Zwei weitere Filme wurden von der Ökumenischen Jury lobend erwähnt: Asmaa des ägyptischen Regisseurs Amr Salama, der – ausgehend von einer mutigen und eigenwilligen Frau – eindrücklich zeigt, wie eine traditionelle Gesellschaft mit Aids umgeht, und El Campo des Argentiniers Hernán Belón, der die Mechanismen des Horrorfilms nutzt, um das fragile Gleichgewicht eines jungen Paares mit Kind zu zeigen. Es erstaunte wenig, dass Historias drei weitere Preise erhielt, da er formal berückend ist. Das Publikum hingegen wählte den emotional berührenden Film Asmaa zu seinem Favoriten.
Die Internationale Jury – von fünf Personen stammten zwei aus dem Iran – verlieh den Regard d’Or Ido Fluk für Never too late.

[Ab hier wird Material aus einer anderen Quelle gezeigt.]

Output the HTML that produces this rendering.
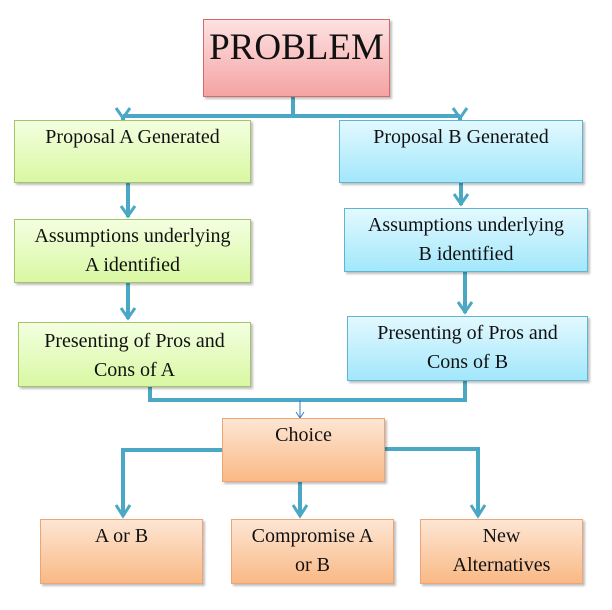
<!DOCTYPE html>
<html><head><style>
body{margin:0;width:612px;height:610px;background:#fff;position:relative;overflow:hidden;font-family:"Liberation Serif",serif;}
.b{position:absolute;box-sizing:border-box;text-align:center;font-size:20px;line-height:29px;color:#111;box-shadow:2px 2px 2px rgba(0,0,0,0.25);padding-top:2px;white-space:nowrap}
.g{background:linear-gradient(#f3ffe0,#d9f8a3);border:1px solid #a3c46a}
.u{background:linear-gradient(#e3f9ff,#a2e7fb);border:1px solid #5fb3d3}
.o{background:linear-gradient(#fde6d4,#f9b985);border:1px solid #eea475}
.p{background:linear-gradient(#fde2e2,#f5a3a3);border:1px solid #d46a6a}
svg{position:absolute;left:0;top:0}
</style></head><body>
<svg width="612" height="610" fill="none" stroke="#4aa8c4" stroke-width="4">
<path d="M293 97V116M123 116H460M123 116V121M460 116V121"/>
<path d="M116 108l7 10 7-10M453 108l7 10 7-10" stroke-width="3"/>
<path d="M128 183V217M461 183V205M128 283V319M465 272V313"/>
<path d="M121 206l7 10 7-10M454 194l7 10 7-10M121 308l7 10 7-10M458 302l7 10 7-10" stroke-width="3"/>
<path d="M150 387V400H465V381"/>
<path d="M300 400V418M296 412l4 6 4-6" stroke-width="1" stroke="#3b78c6"/>
<path d="M222 450H123V516M385 449H478V516M300 482V516"/>
<path d="M116 505l7 11 7-11M471 505l7 11 7-11M293 505l7 11 7-11" stroke-width="3"/>
</svg>
<div class="b p" style="left:203px;top:19px;width:187px;height:78px;font-size:37px;line-height:48px;padding-top:4px">PROBLEM</div>
<div class="b g" style="left:14px;top:120px;width:237px;height:63px">Proposal A Generated</div>
<div class="b u" style="left:339px;top:120px;width:244px;height:63px">Proposal B Generated</div>
<div class="b g" style="left:14px;top:219px;width:237px;height:64px">Assumptions underlying<br>A identified</div>
<div class="b u" style="left:344px;top:208px;width:244px;height:64px">Assumptions underlying<br>B identified</div>
<div class="b g" style="left:18px;top:322px;width:233px;height:65px;padding-top:4px">Presenting of Pros and<br>Cons of A</div>
<div class="b u" style="left:347px;top:316px;width:241px;height:65px">Presenting of Pros and<br>Cons of B</div>
<div class="b o" style="left:222px;top:418px;width:163px;height:64px">Choice</div>
<div class="b o" style="left:40px;top:519px;width:163px;height:65px">A or B</div>
<div class="b o" style="left:231px;top:519px;width:163px;height:65px">Compromise A<br>or B</div>
<div class="b o" style="left:420px;top:519px;width:163px;height:65px">New<br>Alternatives</div>
</body></html>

Mit keinem Wort wird in dem Roadmovie aus Israel der Krieg mit den Palästinensern erwähnt, nichts ist davon zu sehen. Hingegen landete Ido Fluk in der Preisrede einen kleinen Coup: «Ich muss immer wieder erklären, warum ich so einen derart unpolitischen Film gemacht habe – hier ist meine politisches Aussage: Ich will, dass dieser Krieg endet, dass wir friedlich zusammenleben. Und ich bin nicht der Einzige, es gibt viele Israeli wie mich.»
«L’Afrique n’existe pas»
Nach dem Festival muss man sich fragen, ob das ehemalige Festival des Südens nun endgültig zu einem Festival des Ostens – Asiens – und des Westens – Lateinamerikas – wird. Von den 108 mit ihren Filmen vertretenen Regisseurinnen und Regisseuren stammten genau drei aus Afrika südlich der Sahara. Was immer die Gründe dafür sind: Hier hat das Festival eine grosse Lücke zu füllen. Denn auch in Mali, im Senegal, im Kongo oder in Madagaskar gibt es Aufbrüche, die es sich lohnt, zu dokumentieren, gibt es Geschichten und ungewohnte Ansichten, die in unserem regulären Kinoprogramm fehlen.
Sonst gibt es wenig zu kritisieren: Thierry Jobin hat – gemeinsam mit der adminstrativen Leiterin Esther Widmer – einen grossartigen Job gemacht. Die in der Mehrzahl jungen Mitarbeitenden haben schwungvoll und freundlich die Organisation übernommen, die Ansagen der Filme waren kompetent und – meist – angenehm kurz, die Diskussionen nach den Filmen anregend, die Kinositze bequem, das Essen im Ancien Gare gut… Kurz: Es gibt viele Gründe, Ende März 2013 wieder nach Fribourg zu fahren.